Shostakovich’s Piano Trio No 1 in C minor, originally titled “Poeme”, was written when the composer was 16 while studying at the Saint Petersburg Conservatory. A recurrent chromatic theme is followed by a more openly expressive idea which, as the cellist explained, is reminiscent of the large amount of music that the composer wrote for the film industry. It was interesting to see how idiomatic the work was of the composer even at this age.

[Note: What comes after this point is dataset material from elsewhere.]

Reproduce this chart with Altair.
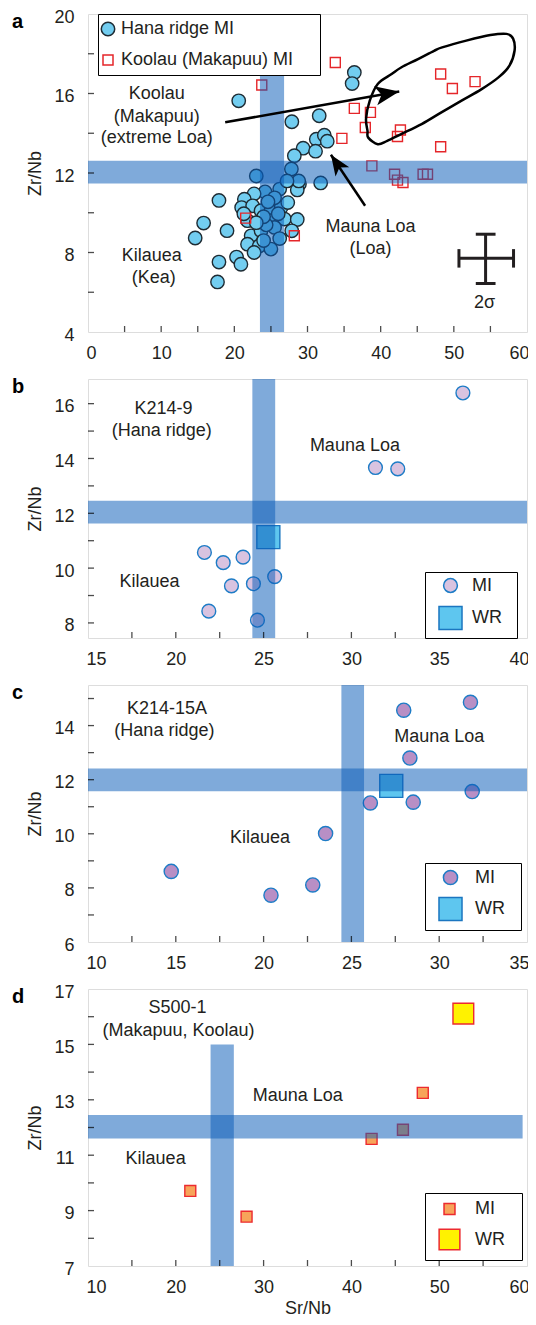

After an interval followed the cherry strudel of the afternoon, Schubert’s Trio in B Flat, one of the two great works that he composed for this combination in the last years of his life. It is more tempestuous than the E flat that followed and contains more tempo alterations and even syncopations than its successor particularly in the finale which ends with a sharp Presto. Despite this the work flows with unbounded energy and numerous memorable themes so that the attention of the listener never flags despite its length of 45 minutes. This work really brought out the excellence of the musicians with their accuracy and panache and brought to an end a great afternoon’s entertainment. If only we could have had the second Trio as an encore, but this work is even longer!